The city and state have also agreed to contribute $200 million, collectively, in infrastructure towards the proposed Brooklyn Nets basketball arena, although most economic studies indicate that sports facilities lose money and eventually have to be subsidized, in which tax-payers are left with the hefty tab.

Gustav Peebles, a Columbia University researcher, co-authored a report with Jung Kim, an urban planner from the London School of Economics, on the possible impacts of the arena.
“The developer will utilize the threat of eminent domain from the state in order to obtain land that he could readily buy on the open market. For the remaining land, we will receive a no-bid contract for the state property in the form of the MTA rail yards, again bypassing the market at taxpayer expense.”
Peebles and Kim foresee the project causing a net loss to New York City and State taxpayers of up to anywhere from $115.2 million to $506.2 million, despite Forest City Ratner Companies’, headed by developer & New Jersey Nets owner Bruce Ratner, claim that the project will bring the city and state $812.7 million.
Peebles, a Fort Greene resident, believes that the real matter at hand is the issue of corporate welfare.
“The ways in which a small handful of America’s most wealthy people have managed to hold cities hostage for inordinate funds, and if you look at the processes throughout America, this always occurs by subverting normal democratic processes and safeguards against governmental abuse that are in place to protect the citizenry.”
Professor Roger Noll, a professional economist from Stanford University, says that the approach of urban renewal is a two-step process.

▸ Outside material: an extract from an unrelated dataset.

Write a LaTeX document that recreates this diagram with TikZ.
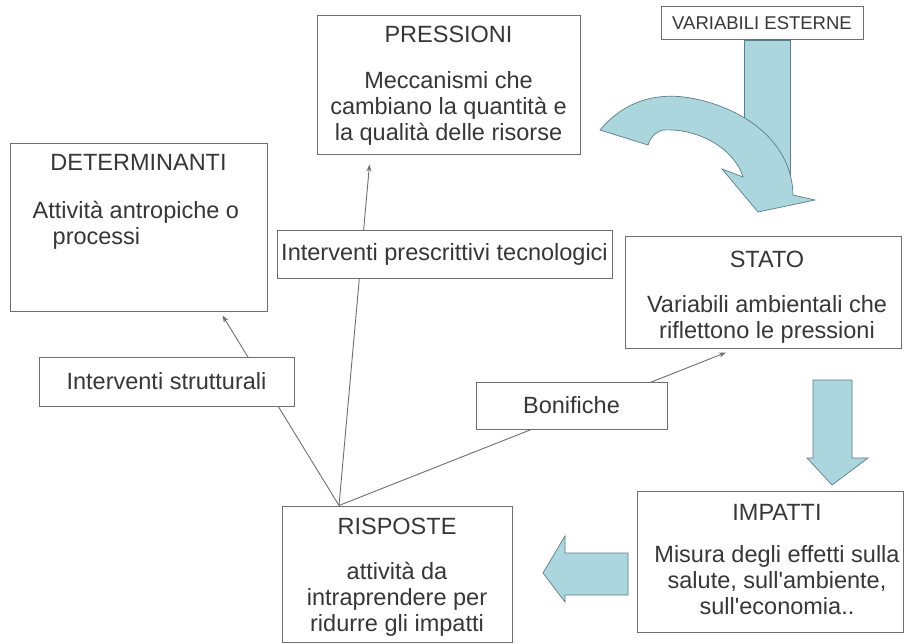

One, condemnation lowers the acquisition cost and allows all of the land to be taken at once, rather than through a large number of dealings over a long period of time. Secondly, tax breaks are given when a more valuable development is to be built on an area in ruins, while possibly decreasing public services necessary.
“If the city condemns the land, it vastly reduces the costs of acquiring it…and it allows all of the land to be acquired at once. The tax breaks are premised on the notion that replacing a dilapidated area with a far more valuable development would, all else equal, increase the tax base while perhaps lowering the public services required.”

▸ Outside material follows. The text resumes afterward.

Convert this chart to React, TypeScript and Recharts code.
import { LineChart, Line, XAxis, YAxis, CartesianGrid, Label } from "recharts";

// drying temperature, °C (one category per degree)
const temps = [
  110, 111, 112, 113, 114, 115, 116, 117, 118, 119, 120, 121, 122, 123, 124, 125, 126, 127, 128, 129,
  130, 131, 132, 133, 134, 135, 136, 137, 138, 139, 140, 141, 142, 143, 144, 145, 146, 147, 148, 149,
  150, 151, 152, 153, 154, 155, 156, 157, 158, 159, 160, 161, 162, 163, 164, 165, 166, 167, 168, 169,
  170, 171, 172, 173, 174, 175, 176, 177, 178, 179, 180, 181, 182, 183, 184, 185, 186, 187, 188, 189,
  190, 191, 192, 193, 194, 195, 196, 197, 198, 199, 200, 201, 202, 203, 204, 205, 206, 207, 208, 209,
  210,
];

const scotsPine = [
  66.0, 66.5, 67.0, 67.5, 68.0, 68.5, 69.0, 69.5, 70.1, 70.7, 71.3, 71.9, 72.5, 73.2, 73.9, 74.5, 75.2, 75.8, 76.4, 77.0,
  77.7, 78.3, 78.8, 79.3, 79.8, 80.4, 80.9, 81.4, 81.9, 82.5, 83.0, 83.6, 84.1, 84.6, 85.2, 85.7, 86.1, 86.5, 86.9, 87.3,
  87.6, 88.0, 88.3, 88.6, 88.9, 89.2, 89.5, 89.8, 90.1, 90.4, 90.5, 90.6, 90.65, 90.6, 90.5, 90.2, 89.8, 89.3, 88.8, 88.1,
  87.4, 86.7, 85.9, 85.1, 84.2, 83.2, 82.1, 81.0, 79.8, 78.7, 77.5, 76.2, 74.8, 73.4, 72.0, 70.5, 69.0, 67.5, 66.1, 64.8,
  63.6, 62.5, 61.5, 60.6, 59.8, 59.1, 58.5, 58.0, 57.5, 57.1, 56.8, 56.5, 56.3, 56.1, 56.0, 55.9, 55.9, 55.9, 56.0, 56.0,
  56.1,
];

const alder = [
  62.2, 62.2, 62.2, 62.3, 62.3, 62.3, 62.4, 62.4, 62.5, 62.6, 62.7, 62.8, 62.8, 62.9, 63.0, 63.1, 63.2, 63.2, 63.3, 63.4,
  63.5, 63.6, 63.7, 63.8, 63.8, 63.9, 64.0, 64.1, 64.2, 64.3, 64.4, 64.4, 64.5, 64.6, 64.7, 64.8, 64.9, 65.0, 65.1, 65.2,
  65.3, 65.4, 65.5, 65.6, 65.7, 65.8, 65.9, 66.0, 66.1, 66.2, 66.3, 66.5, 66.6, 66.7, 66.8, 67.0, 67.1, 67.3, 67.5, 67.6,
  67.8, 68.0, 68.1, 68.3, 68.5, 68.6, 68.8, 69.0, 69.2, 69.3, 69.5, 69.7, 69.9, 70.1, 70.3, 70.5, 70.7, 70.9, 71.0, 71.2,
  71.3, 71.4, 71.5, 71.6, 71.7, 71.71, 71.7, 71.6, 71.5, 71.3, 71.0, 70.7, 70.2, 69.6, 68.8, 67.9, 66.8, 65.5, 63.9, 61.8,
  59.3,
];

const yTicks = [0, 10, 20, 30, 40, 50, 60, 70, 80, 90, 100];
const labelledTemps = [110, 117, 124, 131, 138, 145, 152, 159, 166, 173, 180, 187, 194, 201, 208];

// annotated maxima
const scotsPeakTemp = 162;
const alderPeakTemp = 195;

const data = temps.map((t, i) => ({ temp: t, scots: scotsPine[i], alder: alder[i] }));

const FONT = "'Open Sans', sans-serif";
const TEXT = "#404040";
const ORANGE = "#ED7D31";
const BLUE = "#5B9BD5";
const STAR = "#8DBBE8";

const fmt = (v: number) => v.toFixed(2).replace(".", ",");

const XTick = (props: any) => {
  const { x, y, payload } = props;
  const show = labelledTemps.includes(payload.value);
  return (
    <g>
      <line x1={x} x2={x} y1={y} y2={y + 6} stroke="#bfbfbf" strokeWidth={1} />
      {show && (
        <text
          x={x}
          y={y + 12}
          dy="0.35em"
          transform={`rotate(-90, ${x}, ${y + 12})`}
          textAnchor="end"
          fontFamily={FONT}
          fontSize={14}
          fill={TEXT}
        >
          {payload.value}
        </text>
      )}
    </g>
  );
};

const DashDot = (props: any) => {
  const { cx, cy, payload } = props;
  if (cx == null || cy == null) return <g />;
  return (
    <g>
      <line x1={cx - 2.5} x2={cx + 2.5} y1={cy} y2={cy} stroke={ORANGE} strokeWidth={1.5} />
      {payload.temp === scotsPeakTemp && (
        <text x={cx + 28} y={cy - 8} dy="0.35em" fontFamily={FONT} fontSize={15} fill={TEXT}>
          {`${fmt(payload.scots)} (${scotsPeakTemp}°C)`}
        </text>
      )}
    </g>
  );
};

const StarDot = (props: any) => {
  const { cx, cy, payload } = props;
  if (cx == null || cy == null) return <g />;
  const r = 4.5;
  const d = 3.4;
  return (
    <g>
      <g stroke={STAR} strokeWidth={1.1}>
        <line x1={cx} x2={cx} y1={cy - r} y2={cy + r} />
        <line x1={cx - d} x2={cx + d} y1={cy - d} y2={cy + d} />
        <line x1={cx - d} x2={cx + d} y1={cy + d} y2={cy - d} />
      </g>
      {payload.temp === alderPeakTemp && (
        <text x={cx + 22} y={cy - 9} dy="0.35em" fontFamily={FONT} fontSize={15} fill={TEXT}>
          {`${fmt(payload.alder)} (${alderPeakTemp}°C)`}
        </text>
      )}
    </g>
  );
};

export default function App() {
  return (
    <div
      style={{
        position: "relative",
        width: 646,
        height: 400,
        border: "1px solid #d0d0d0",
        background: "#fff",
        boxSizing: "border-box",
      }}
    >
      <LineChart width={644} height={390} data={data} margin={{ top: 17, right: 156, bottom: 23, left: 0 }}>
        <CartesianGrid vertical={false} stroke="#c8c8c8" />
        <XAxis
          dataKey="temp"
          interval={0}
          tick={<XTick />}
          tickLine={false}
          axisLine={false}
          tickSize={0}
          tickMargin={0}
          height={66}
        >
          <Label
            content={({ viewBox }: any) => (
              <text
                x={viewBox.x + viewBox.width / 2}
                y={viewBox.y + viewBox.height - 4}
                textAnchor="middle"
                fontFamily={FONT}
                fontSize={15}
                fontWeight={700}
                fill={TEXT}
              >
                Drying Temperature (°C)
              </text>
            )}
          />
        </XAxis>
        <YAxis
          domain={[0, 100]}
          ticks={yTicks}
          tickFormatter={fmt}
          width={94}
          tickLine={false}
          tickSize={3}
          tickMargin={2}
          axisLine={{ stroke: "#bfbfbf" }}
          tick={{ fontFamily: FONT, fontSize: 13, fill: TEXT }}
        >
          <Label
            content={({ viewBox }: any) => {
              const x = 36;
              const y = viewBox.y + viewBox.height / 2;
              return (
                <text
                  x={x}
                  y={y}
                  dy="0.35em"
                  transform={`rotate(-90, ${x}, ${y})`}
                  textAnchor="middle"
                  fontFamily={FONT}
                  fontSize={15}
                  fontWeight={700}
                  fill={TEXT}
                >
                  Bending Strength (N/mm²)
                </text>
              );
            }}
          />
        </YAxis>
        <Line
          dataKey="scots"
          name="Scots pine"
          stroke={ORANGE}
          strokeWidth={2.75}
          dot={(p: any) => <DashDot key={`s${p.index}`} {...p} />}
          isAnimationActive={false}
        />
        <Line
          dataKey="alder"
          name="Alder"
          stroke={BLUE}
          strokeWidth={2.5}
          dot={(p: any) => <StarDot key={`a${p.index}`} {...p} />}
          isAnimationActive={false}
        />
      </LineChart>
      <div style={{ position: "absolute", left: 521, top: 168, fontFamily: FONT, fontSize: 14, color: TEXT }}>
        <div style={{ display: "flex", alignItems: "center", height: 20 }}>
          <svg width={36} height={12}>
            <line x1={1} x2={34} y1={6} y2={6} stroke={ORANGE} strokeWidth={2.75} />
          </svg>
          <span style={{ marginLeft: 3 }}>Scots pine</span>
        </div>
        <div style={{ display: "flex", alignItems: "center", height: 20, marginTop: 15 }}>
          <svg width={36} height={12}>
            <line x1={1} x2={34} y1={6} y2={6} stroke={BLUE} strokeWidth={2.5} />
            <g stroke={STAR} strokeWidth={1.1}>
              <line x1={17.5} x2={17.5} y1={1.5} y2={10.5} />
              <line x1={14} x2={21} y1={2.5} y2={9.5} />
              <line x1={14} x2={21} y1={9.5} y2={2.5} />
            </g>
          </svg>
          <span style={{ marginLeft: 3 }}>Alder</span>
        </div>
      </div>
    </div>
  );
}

“Hence, inducing the development by promising a period of lower taxes can be a win-win for the city and the developer,” said Noll. “Thus, the answer is not so much predictability as total cost to the developer and the city.”
Urban renewal has given way to economic development and now focuses on small areas of a neighborhood in hopes of bringing in new businesses, while also relying on significant taxpayer subsidies to supplement land acquisition.

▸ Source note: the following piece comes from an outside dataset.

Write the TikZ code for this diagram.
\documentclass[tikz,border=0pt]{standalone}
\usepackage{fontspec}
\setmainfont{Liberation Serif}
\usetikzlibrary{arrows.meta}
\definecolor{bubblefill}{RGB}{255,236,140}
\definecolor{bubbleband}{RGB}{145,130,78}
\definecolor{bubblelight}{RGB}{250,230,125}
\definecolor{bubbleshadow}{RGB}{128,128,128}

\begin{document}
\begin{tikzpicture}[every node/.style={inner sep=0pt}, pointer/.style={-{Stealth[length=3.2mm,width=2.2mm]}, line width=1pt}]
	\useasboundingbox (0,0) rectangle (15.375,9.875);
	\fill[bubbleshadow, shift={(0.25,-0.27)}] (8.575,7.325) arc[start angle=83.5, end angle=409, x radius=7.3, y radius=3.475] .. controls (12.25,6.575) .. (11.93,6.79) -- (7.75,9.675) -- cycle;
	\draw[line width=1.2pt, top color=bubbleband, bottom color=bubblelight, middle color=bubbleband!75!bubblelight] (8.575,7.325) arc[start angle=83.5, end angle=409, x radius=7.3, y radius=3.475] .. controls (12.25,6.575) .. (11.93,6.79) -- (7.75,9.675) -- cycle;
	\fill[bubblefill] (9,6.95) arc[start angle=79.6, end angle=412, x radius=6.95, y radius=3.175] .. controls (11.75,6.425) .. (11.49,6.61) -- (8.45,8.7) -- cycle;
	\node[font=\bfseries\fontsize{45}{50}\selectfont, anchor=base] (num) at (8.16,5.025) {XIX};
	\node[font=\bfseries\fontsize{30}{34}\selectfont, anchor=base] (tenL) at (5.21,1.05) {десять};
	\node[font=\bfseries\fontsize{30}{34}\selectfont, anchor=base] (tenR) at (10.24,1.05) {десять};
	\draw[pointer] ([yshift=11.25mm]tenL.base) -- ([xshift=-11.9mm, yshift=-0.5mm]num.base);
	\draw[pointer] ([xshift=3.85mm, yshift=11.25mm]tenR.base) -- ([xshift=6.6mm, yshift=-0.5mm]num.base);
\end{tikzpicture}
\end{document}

Though condemnation has the potential to revitalize a neighborhood, the question has to be asked whether the construction of the arena will ultimately benefit the neighborhood or just the businesses involved.
Condemnation is either viewed as being more predictable than forcing companies to buy property on the open market, for that there are no bidding disputes or difficulties, or just expensive and time consuming, in which tax-payers wind up paying the ultimate price over long periods of time.
“There is a chicken and egg issue here, as always,” says Mark S. Rosentraub, dean of the Levin College of Urban Affairs at Cleveland State University. “How do you pay fair market price but not speculative prices as people seek to force up the price knowing that the development is coming?”
“Balance is the key,” says Rosentraub. “There has to be sufficient economic space to build both market rate and affordable housing so that neighborhoods remain just that, neighborhoods for everyone.”